O piano passou de minha filha Neusa para a minha outra filha Nereide e agora atende minha neta Priscila.

Foram anos e mais anos de convivência sonora...algumas vezes meio repetitiva com aquelas escalas e exercícios intermináveis de habilidade no teclado...outras vezes, momentos especiais com as valsas e chorinhos que minhas filhas tocavam com prazer e alegria.

Foram anos e anos de caminhada acompanhando minha filha Nereide ao Conservatório Musical Beethoven, andando de ônibus pela antiga Rua Iguatemi ainda de paralelepípedo até a Rua Pinheiros (não existia a Avenida Faria Lima). Audições musicais, festas, exames, coral, aulas  intermináveis. Minha filha Nereide se dedicou ao curso de piano e, no ano de 1969 se formou e fizemos uma linda festa no Buffet Torres onde hoje é o Museu da Casa Brasileira. Bons tempos, diria eu... Mas, eu conto tudo isso para mostrar a importância que a música teve em nossas vidas... especialmente para minha filha que iniciou a partir dali, sua carreira profissional com a música sempre presente e sendo fundamental. 

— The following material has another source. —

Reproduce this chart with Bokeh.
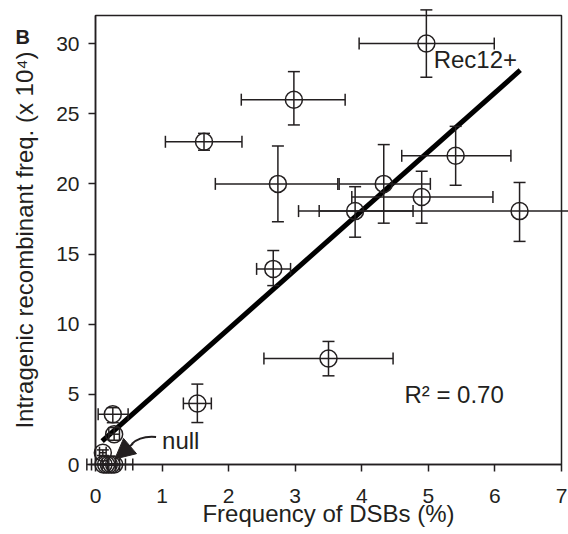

E as noites e tardes comprometidas com o estudo do piano foram recompensadas plenamente. Por que...a cultura adquirida é o maior prêmio que uma pessoa pode ter... e essa, ninguém tira de você... Se tiver oportunidade, procure estudar um instrumento musical...da flauta doce ao piano de cauda, a música  será sempre a linguagem do coração.